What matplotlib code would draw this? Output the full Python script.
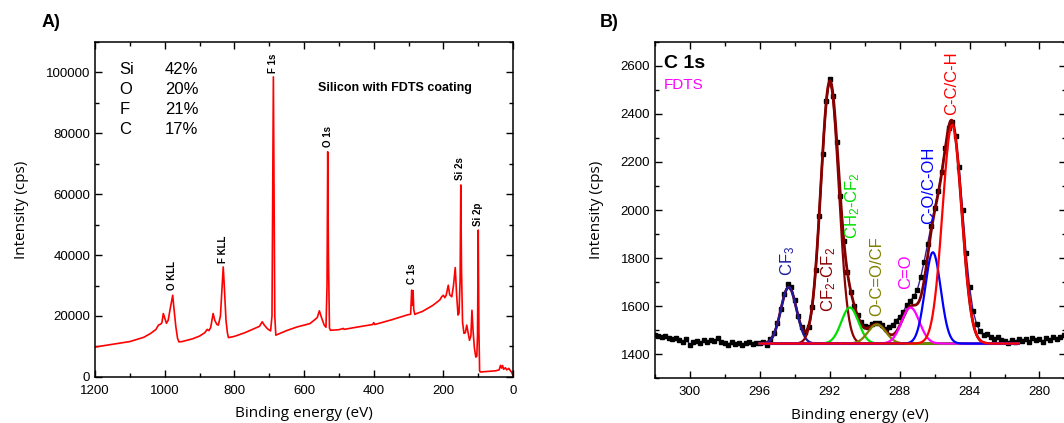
==
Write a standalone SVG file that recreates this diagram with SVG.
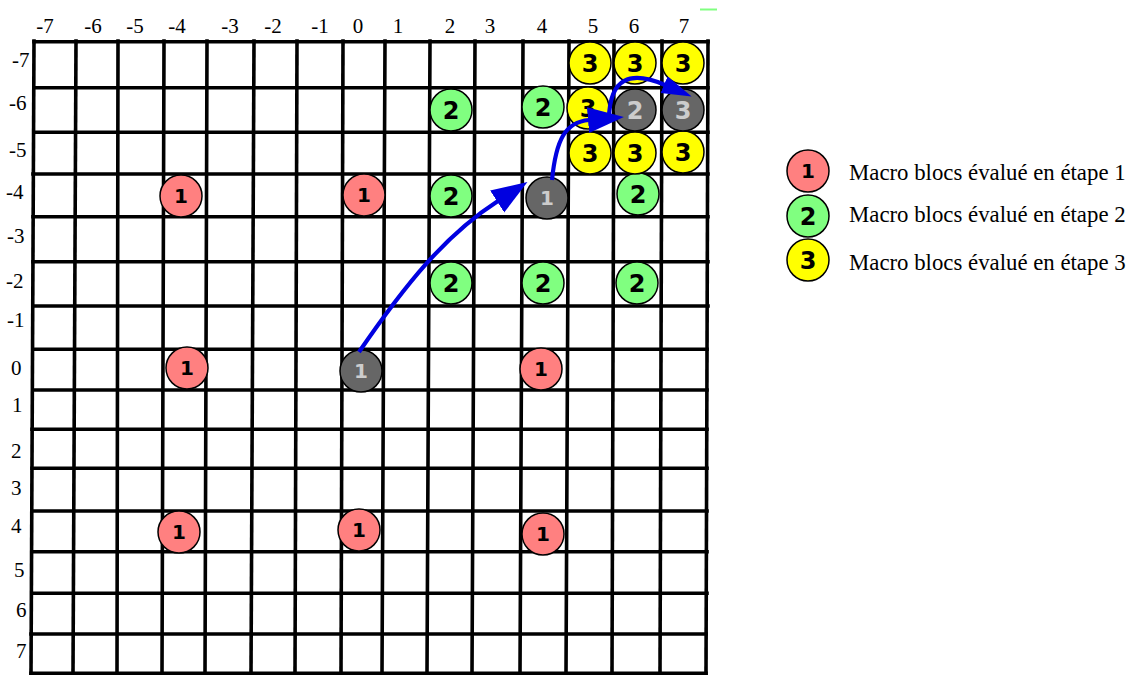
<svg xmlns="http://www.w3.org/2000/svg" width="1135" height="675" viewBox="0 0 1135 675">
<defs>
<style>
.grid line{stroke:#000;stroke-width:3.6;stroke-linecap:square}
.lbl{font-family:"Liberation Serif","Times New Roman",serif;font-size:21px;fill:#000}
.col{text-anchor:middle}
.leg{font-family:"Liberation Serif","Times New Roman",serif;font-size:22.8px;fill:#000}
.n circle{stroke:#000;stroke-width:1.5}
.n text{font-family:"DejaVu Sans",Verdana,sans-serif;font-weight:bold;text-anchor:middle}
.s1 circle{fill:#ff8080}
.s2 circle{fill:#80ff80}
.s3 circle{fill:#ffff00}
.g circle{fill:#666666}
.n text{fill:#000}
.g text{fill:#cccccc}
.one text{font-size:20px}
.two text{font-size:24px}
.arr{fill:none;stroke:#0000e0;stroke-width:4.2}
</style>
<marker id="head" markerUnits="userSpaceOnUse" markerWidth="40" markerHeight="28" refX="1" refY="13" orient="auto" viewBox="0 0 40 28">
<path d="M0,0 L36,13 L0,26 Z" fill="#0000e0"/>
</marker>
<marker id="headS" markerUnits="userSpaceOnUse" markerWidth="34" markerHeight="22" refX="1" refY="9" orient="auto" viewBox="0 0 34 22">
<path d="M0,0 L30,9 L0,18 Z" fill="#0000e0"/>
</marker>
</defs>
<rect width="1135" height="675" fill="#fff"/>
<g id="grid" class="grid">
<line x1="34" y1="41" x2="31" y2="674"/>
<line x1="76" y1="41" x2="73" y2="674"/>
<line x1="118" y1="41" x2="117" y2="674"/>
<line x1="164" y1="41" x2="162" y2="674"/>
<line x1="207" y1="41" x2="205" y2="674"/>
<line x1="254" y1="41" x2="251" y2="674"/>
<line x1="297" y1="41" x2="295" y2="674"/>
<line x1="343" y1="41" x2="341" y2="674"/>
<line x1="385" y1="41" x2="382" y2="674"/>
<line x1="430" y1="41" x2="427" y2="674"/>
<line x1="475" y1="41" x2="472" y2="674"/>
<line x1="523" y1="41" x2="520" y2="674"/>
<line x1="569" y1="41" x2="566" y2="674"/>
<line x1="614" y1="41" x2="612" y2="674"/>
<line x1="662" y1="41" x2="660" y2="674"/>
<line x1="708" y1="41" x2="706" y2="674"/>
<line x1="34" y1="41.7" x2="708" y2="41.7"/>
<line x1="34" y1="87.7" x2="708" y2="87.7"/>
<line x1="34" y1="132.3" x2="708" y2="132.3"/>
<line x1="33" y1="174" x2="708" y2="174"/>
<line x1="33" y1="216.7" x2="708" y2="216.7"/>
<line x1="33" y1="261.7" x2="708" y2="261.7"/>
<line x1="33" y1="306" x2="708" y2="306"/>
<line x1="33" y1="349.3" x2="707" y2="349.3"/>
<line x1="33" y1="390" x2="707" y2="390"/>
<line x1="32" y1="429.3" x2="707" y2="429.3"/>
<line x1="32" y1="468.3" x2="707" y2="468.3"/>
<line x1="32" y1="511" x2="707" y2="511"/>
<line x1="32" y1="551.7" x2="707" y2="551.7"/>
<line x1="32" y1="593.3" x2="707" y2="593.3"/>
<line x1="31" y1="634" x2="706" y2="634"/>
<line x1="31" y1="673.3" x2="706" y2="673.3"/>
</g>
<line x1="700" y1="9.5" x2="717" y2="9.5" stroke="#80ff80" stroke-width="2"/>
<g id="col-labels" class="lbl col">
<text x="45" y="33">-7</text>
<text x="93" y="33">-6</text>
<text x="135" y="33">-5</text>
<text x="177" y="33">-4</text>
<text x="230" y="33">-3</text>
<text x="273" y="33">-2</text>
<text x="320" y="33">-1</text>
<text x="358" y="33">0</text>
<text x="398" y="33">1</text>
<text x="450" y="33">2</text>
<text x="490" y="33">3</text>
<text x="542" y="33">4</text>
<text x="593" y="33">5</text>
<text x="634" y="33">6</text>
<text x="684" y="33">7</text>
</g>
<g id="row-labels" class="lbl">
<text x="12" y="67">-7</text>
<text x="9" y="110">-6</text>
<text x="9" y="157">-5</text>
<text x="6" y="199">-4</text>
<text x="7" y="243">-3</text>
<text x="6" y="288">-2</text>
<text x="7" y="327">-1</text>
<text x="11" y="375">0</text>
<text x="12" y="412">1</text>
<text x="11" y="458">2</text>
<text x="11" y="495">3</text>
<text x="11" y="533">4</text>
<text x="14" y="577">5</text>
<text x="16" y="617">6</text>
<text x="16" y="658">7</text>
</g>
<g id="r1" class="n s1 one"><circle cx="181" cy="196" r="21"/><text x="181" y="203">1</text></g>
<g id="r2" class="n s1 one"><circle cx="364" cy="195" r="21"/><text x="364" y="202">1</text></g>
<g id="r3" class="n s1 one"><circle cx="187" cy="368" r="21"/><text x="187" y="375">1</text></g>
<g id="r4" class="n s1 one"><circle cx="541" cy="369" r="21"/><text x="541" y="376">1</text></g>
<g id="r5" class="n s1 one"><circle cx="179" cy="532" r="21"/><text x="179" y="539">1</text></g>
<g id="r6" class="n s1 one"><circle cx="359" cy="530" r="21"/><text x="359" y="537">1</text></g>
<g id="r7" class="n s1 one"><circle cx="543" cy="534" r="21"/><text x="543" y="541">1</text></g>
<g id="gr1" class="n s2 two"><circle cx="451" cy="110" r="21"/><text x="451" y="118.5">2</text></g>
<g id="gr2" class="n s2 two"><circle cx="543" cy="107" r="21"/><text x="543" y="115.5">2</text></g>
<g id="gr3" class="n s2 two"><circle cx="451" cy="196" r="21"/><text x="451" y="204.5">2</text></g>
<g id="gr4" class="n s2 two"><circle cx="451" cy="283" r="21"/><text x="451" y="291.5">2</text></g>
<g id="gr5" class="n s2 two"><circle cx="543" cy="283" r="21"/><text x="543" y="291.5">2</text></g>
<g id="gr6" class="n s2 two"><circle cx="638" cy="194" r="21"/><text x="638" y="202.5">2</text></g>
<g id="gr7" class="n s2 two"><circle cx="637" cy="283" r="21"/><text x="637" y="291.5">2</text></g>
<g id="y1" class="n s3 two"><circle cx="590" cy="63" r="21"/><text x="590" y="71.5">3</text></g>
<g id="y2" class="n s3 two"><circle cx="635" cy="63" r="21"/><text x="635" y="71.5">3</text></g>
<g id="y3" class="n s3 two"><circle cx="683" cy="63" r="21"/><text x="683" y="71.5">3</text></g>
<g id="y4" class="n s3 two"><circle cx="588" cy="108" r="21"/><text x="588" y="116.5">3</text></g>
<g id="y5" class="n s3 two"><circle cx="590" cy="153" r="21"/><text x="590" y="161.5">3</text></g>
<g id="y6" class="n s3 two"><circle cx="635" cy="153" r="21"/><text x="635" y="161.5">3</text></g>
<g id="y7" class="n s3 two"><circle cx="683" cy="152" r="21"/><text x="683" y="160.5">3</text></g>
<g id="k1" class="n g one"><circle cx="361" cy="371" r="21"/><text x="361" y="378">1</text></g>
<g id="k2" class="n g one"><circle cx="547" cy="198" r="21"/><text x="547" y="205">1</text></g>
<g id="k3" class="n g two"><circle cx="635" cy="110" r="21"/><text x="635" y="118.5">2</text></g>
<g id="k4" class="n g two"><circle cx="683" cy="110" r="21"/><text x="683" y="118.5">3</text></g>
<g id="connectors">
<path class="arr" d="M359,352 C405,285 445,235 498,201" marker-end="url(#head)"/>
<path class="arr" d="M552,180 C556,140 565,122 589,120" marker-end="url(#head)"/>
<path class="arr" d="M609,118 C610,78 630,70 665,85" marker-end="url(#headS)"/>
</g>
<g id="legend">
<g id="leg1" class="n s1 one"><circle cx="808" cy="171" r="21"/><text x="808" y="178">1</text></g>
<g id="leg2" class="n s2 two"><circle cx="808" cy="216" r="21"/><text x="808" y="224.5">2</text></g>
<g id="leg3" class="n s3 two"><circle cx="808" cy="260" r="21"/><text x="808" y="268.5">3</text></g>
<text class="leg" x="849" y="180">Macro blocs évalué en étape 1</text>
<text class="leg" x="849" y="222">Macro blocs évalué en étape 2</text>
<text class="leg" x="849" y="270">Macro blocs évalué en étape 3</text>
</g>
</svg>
* * *
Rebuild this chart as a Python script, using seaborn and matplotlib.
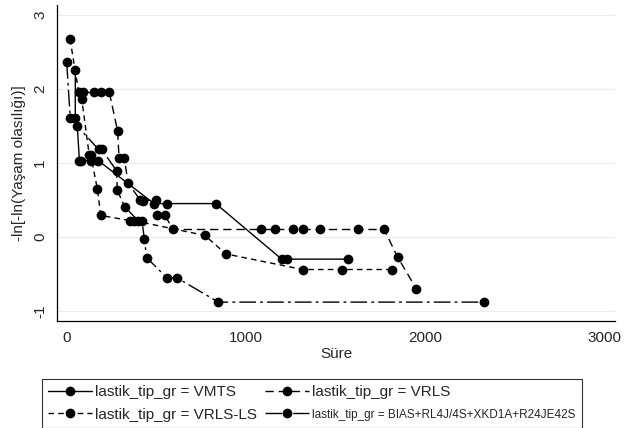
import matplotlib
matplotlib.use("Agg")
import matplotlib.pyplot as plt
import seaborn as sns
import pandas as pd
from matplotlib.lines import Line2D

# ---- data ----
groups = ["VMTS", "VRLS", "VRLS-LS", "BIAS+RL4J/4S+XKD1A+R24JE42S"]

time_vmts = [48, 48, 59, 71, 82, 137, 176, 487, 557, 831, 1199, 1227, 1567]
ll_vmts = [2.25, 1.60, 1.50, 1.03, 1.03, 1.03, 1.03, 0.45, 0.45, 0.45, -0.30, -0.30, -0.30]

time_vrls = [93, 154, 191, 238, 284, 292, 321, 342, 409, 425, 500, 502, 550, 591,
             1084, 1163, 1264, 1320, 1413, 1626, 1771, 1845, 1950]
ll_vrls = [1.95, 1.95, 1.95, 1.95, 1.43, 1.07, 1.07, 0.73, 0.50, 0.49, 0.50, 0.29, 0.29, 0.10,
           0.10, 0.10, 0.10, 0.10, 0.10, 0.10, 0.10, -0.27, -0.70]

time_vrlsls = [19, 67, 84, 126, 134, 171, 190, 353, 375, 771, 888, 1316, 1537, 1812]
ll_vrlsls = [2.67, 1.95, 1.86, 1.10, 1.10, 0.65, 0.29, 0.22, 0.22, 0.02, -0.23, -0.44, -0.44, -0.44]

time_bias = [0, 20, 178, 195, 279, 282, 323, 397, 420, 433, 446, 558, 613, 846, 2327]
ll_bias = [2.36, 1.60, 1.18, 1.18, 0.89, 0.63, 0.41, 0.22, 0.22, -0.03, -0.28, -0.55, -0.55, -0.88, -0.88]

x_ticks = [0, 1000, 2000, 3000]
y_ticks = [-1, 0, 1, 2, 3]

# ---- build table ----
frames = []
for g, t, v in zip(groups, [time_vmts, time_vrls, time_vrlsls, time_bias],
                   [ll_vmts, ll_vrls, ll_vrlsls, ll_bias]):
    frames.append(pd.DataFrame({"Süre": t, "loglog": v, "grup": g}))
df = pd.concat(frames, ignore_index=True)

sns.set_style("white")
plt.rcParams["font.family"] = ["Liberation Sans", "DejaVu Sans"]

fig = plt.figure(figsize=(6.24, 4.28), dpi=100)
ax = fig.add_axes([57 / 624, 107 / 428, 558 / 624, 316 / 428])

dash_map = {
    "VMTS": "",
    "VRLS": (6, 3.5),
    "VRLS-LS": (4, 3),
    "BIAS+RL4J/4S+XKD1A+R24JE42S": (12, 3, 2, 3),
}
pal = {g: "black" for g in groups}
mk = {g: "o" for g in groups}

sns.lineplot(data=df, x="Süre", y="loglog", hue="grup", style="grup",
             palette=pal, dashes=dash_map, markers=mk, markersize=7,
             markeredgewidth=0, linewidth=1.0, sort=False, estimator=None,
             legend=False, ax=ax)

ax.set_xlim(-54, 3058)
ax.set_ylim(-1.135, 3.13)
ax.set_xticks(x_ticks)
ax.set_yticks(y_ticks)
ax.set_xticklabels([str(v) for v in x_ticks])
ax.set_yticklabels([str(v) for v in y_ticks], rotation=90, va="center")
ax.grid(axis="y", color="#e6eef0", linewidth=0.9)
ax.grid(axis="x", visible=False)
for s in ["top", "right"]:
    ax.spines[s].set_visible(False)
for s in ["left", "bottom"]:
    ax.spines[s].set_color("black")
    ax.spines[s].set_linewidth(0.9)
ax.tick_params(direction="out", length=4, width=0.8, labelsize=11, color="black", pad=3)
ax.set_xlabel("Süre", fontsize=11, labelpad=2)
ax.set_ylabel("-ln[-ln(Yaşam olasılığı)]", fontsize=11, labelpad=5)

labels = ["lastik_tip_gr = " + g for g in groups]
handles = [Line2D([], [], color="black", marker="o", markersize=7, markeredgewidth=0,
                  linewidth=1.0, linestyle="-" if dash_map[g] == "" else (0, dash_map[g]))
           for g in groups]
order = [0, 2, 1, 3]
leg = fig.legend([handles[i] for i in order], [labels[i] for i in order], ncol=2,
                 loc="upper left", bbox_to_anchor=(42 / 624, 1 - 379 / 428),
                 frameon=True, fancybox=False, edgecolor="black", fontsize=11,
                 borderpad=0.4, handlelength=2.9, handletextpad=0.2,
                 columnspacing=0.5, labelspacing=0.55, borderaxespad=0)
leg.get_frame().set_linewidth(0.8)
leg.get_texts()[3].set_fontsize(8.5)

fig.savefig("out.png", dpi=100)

= TASK INSTRUCTIONS =
Among the entries above, take the lines from the one with "Rebuild this chart" through the one with "ax = fig.add_axes([57" and retype them exactly, leaving out the pictures.

= ANSWER TO THE PROBLEM =
Rebuild this chart as a Python script, using seaborn and matplotlib.
import matplotlib
matplotlib.use("Agg")
import matplotlib.pyplot as plt
import seaborn as sns
import pandas as pd
from matplotlib.lines import Line2D

# ---- data ----
groups = ["VMTS", "VRLS", "VRLS-LS", "BIAS+RL4J/4S+XKD1A+R24JE42S"]

time_vmts = [48, 48, 59, 71, 82, 137, 176, 487, 557, 831, 1199, 1227, 1567]
ll_vmts = [2.25, 1.60, 1.50, 1.03, 1.03, 1.03, 1.03, 0.45, 0.45, 0.45, -0.30, -0.30, -0.30]

time_vrls = [93, 154, 191, 238, 284, 292, 321, 342, 409, 425, 500, 502, 550, 591,
             1084, 1163, 1264, 1320, 1413, 1626, 1771, 1845, 1950]
ll_vrls = [1.95, 1.95, 1.95, 1.95, 1.43, 1.07, 1.07, 0.73, 0.50, 0.49, 0.50, 0.29, 0.29, 0.10,
           0.10, 0.10, 0.10, 0.10, 0.10, 0.10, 0.10, -0.27, -0.70]

time_vrlsls = [19, 67, 84, 126, 134, 171, 190, 353, 375, 771, 888, 1316, 1537, 1812]
ll_vrlsls = [2.67, 1.95, 1.86, 1.10, 1.10, 0.65, 0.29, 0.22, 0.22, 0.02, -0.23, -0.44, -0.44, -0.44]

time_bias = [0, 20, 178, 195, 279, 282, 323, 397, 420, 433, 446, 558, 613, 846, 2327]
ll_bias = [2.36, 1.60, 1.18, 1.18, 0.89, 0.63, 0.41, 0.22, 0.22, -0.03, -0.28, -0.55, -0.55, -0.88, -0.88]

x_ticks = [0, 1000, 2000, 3000]
y_ticks = [-1, 0, 1, 2, 3]

# ---- build table ----
frames = []
for g, t, v in zip(groups, [time_vmts, time_vrls, time_vrlsls, time_bias],
                   [ll_vmts, ll_vrls, ll_vrlsls, ll_bias]):
    frames.append(pd.DataFrame({"Süre": t, "loglog": v, "grup": g}))
df = pd.concat(frames, ignore_index=True)

sns.set_style("white")
plt.rcParams["font.family"] = ["Liberation Sans", "DejaVu Sans"]

fig = plt.figure(figsize=(6.24, 4.28), dpi=100)
ax = fig.add_axes([57 / 624, 107 / 428, 558 / 624, 316 / 428])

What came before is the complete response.